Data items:
========

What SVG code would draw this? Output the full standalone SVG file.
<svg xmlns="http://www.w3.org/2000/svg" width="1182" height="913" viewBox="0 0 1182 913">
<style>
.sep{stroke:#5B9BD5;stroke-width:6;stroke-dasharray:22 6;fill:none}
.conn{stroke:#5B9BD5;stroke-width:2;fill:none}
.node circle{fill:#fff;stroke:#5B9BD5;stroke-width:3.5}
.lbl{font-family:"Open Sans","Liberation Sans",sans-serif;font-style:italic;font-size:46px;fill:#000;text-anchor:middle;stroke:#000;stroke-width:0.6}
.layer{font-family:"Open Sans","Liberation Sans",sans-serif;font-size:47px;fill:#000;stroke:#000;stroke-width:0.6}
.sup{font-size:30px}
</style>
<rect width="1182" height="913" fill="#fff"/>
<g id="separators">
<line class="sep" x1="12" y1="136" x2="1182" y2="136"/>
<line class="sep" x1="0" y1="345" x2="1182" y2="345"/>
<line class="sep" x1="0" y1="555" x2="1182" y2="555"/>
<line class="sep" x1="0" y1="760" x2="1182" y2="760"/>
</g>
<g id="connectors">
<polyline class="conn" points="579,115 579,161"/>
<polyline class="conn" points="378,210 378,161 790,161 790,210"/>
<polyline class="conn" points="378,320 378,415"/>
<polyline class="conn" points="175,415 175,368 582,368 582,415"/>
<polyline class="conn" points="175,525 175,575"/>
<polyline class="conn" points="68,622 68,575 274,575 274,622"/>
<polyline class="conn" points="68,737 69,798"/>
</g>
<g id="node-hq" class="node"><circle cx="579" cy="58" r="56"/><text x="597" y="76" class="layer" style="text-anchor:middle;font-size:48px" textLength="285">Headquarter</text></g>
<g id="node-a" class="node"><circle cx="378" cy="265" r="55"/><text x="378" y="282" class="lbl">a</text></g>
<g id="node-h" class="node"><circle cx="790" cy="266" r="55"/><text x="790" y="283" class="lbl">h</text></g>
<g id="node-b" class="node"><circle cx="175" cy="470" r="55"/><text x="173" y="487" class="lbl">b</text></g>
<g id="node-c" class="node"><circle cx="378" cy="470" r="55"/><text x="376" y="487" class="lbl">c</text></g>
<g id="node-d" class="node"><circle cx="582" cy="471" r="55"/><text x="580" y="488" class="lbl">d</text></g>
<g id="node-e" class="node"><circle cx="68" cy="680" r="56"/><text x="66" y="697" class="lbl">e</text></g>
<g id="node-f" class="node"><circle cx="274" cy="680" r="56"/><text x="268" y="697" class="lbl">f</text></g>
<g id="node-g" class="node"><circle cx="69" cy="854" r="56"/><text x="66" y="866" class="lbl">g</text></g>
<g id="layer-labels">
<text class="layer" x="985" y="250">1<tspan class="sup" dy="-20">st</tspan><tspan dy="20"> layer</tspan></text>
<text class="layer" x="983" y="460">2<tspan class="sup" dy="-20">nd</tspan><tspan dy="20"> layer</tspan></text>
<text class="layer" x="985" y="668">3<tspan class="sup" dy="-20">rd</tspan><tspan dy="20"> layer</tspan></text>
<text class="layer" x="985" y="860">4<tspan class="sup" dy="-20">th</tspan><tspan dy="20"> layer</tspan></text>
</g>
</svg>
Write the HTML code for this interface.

========

GIVEN REQUEST: Your task is to output all of the data above word for word.

ANSWER TO THE EXERCISE:
What SVG code would draw this? Output the full standalone SVG file.
<svg xmlns="http://www.w3.org/2000/svg" width="1182" height="913" viewBox="0 0 1182 913">
<style>
.sep{stroke:#5B9BD5;stroke-width:6;stroke-dasharray:22 6;fill:none}
.conn{stroke:#5B9BD5;stroke-width:2;fill:none}
.node circle{fill:#fff;stroke:#5B9BD5;stroke-width:3.5}
.lbl{font-family:"Open Sans","Liberation Sans",sans-serif;font-style:italic;font-size:46px;fill:#000;text-anchor:middle;stroke:#000;stroke-width:0.6}
.layer{font-family:"Open Sans","Liberation Sans",sans-serif;font-size:47px;fill:#000;stroke:#000;stroke-width:0.6}
.sup{font-size:30px}
</style>
<rect width="1182" height="913" fill="#fff"/>
<g id="separators">
<line class="sep" x1="12" y1="136" x2="1182" y2="136"/>
<line class="sep" x1="0" y1="345" x2="1182" y2="345"/>
<line class="sep" x1="0" y1="555" x2="1182" y2="555"/>
<line class="sep" x1="0" y1="760" x2="1182" y2="760"/>
</g>
<g id="connectors">
<polyline class="conn" points="579,115 579,161"/>
<polyline class="conn" points="378,210 378,161 790,161 790,210"/>
<polyline class="conn" points="378,320 378,415"/>
<polyline class="conn" points="175,415 175,368 582,368 582,415"/>
<polyline class="conn" points="175,525 175,575"/>
<polyline class="conn" points="68,622 68,575 274,575 274,622"/>
<polyline class="conn" points="68,737 69,798"/>
</g>
<g id="node-hq" class="node"><circle cx="579" cy="58" r="56"/><text x="597" y="76" class="layer" style="text-anchor:middle;font-size:48px" textLength="285">Headquarter</text></g>
<g id="node-a" class="node"><circle cx="378" cy="265" r="55"/><text x="378" y="282" class="lbl">a</text></g>
<g id="node-h" class="node"><circle cx="790" cy="266" r="55"/><text x="790" y="283" class="lbl">h</text></g>
<g id="node-b" class="node"><circle cx="175" cy="470" r="55"/><text x="173" y="487" class="lbl">b</text></g>
<g id="node-c" class="node"><circle cx="378" cy="470" r="55"/><text x="376" y="487" class="lbl">c</text></g>
<g id="node-d" class="node"><circle cx="582" cy="471" r="55"/><text x="580" y="488" class="lbl">d</text></g>
<g id="node-e" class="node"><circle cx="68" cy="680" r="56"/><text x="66" y="697" class="lbl">e</text></g>
<g id="node-f" class="node"><circle cx="274" cy="680" r="56"/><text x="268" y="697" class="lbl">f</text></g>
<g id="node-g" class="node"><circle cx="69" cy="854" r="56"/><text x="66" y="866" class="lbl">g</text></g>
<g id="layer-labels">
<text class="layer" x="985" y="250">1<tspan class="sup" dy="-20">st</tspan><tspan dy="20"> layer</tspan></text>
<text class="layer" x="983" y="460">2<tspan class="sup" dy="-20">nd</tspan><tspan dy="20"> layer</tspan></text>
<text class="layer" x="985" y="668">3<tspan class="sup" dy="-20">rd</tspan><tspan dy="20"> layer</tspan></text>
<text class="layer" x="985" y="860">4<tspan class="sup" dy="-20">th</tspan><tspan dy="20"> layer</tspan></text>
</g>
</svg>
Write the HTML code for this interface.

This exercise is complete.